The genocide of the American Indians
...third and final part of an interview with Indian Historian and Mi'kmaq elder Dr. Daniel Paul...
Paul: All the societies in the Americas, with very few exceptions, were built on genocide, on the blood of the indigenous people. People were wiped out. Some people put the estimate for the Caribbean Taíno people, for instance, as being somewhere in the neighborhood of 5-10 million when Columbus landed there, but within 50 years they were practically extinct.
So when you are looking at the overall total, it is almost unbelievable, and they talk about barbarism, people dont discuss it too often but the Spaniards were using human flesh to feed dogs. And scalp proclamations were one of the favorite things of the English here in the Americas, putting a price on the heads of men, women and children. And then the spreading the smallpox was another thing they used quite liberally in trying to eliminate populations. And then simple starvation, after they destroyed most of the food sources of the indigenous people and trading patterns, the people lived in a state of malnutrition and many were starving to death, and when you get to that state, even a common cold could be fatal to you.
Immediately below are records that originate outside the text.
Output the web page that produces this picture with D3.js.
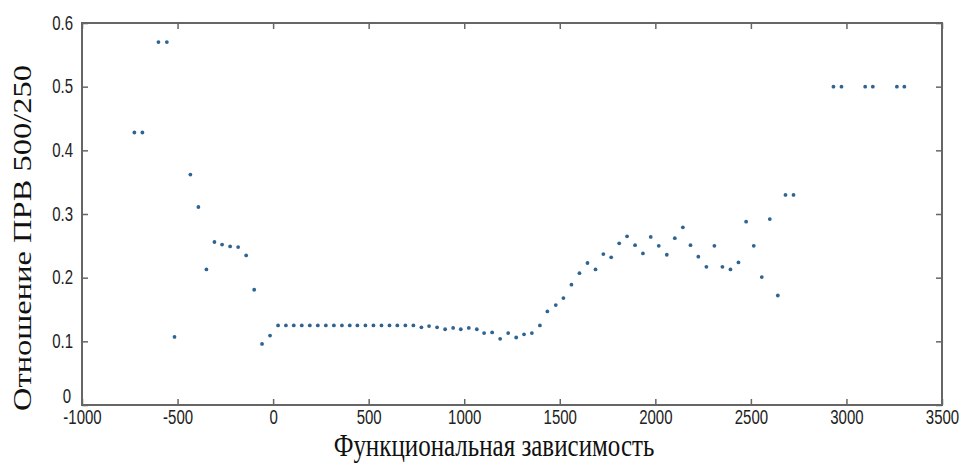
<!DOCTYPE html>
<html><head><meta charset="utf-8">
<script src="https://cdn.jsdelivr.net/npm/d3@7"></script>
<style>body{margin:0;background:#fff;}</style>
</head><body>
<svg id="c" width="973" height="467"></svg>
<script>
const xVals = [-726,-684,-600,-556,-516,-433,-391,-349,-307,-267,-225,-183,-141,-99,-58,-16,
  26,67,108,150,192,234,276,318,360,401,441,483,525,567,609,650,692,734,
  776,816,858,900,942,982,1024,1066,1104,1146,1188,1230,1272,1313,1354,1396,1435,1479,1519,1561,
  1603,1645,1687,1728,1769,1811,1852,1894,1935,1976,2018,2060,2102,2144,2184,2225,2267,2309,2351,2393,2435,
  2475,2515,2557,2599,2641,2681,2723,2932,2974,3098,3138,3264,3303];
const yVals = [0.428,0.428,0.570,0.570,0.107,0.362,0.311,0.213,0.256,0.252,0.249,0.248,0.235,0.181,0.096,0.109,
  0.125,0.125,0.125,0.125,0.125,0.125,0.125,0.125,0.125,0.125,0.125,0.125,0.125,0.125,0.125,0.125,0.125,0.125,
  0.122,0.124,0.122,0.119,0.121,0.119,0.121,0.119,0.113,0.114,0.104,0.113,0.106,0.111,0.113,0.125,0.147,0.157,0.168,0.189,
  0.207,0.223,0.213,0.237,0.232,0.254,0.265,0.251,0.238,0.264,0.250,0.236,0.262,0.279,0.251,0.233,0.217,0.250,0.217,0.213,0.224,
  0.288,0.250,0.201,0.292,0.172,0.330,0.330,0.500,0.500,0.500,0.500,0.500,0.500];
const xTicks = [-1000,-500,0,500,1000,1500,2000,2500,3000,3500];
const yTicks = [0,0.1,0.2,0.3,0.4,0.5,0.6];
const xTitle = "Функциональная зависимость";
const yTitle = "Отношение ПРВ 500/250";

const L=82, R=942, T=23, B=405;
const SY = 1.3;
const svg = d3.select("#c");
const x = d3.scaleLinear().domain([-1000,3500]).range([L,R]);
const y = d3.scaleLinear().domain([0,0.6]).range([B,T]);
const axisColor = "#666";
const tickFont = "'Liberation Sans',Arial,sans-serif";

svg.append("rect").attr("x",L).attr("y",T).attr("width",R-L).attr("height",B-T)
  .attr("fill","none").attr("stroke",axisColor).attr("stroke-width",2);

function styleAxis(g){
  g.select(".domain").remove();
  g.selectAll(".tick line").attr("stroke",axisColor).attr("stroke-width",1.5);
  g.selectAll(".tick text").attr("fill","#222").style("font-family",tickFont).style("font-size","15px");
}
svg.append("g").attr("transform",`translate(0,${B})`)
  .call(d3.axisBottom(x).tickValues(xTicks).tickSize(-6).tickFormat(d=>String(d)))
  .call(styleAxis)
  .call(g=>g.selectAll(".tick text").attr("y",0).attr("dy","0.71em")
    .attr("transform",`translate(0,5) scale(1,${SY})`));
svg.append("g").attr("transform",`translate(0,${T})`)
  .call(d3.axisTop(x).tickValues(xTicks).tickSize(-6).tickFormat(""))
  .call(styleAxis);
svg.append("g").attr("transform",`translate(${L},0)`)
  .call(d3.axisLeft(y).tickValues(yTicks).tickSize(-6).tickFormat(d=>d===0?"0":d3.format(".1f")(d)))
  .call(styleAxis)
  .call(g=>g.selectAll(".tick text").attr("x",0).attr("dy","0.32em")
    .attr("transform",d=>`translate(${d===0?-11:-9},${d===0?-9:0}) scale(1,${SY})`));
svg.append("g").attr("transform",`translate(${R},0)`)
  .call(d3.axisRight(y).tickValues(yTicks).tickSize(-6).tickFormat(""))
  .call(styleAxis);

svg.append("g").selectAll("circle").data(xVals.map((v,i)=>[v,yVals[i]])).join("circle")
  .attr("cx",d=>x(d[0])).attr("cy",d=>y(d[1])).attr("r",1.9).attr("fill","#2f6491");

svg.append("text").attr("transform",`translate(${(L+R)/2-18},456) scale(1,${SY})`).attr("text-anchor","middle")
  .style("font-family","'Liberation Serif','Times New Roman',serif").style("font-size","25px").attr("fill","#111")
  .text(xTitle);
svg.append("text").attr("transform",`translate(31,238) rotate(-90) scale(${SY},1)`).attr("text-anchor","middle")
  .style("font-family","'Liberation Serif','Times New Roman',serif").style("font-size","25px").attr("fill","#111")
  .text(yTitle);
</script>
</body></html>
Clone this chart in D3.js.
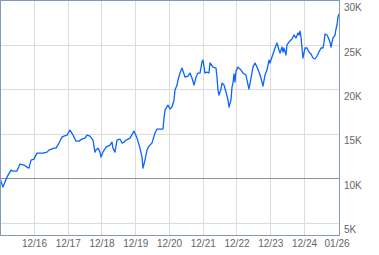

So, our population in the Americas was reduced, I would say, almost by 90% by time it was all over. And even in this day and age the Mikmaq, for instance, in Nova Scotia were down to 1,400 in 1850 and that stayed around the same until the 1940s, and then the Canadian government began to get a little bit of a conscience, or what have you, and started improving health services and food rations and so forth and so on. And today our population is up to about 25,000 now. Were slowly but surely making a comeback.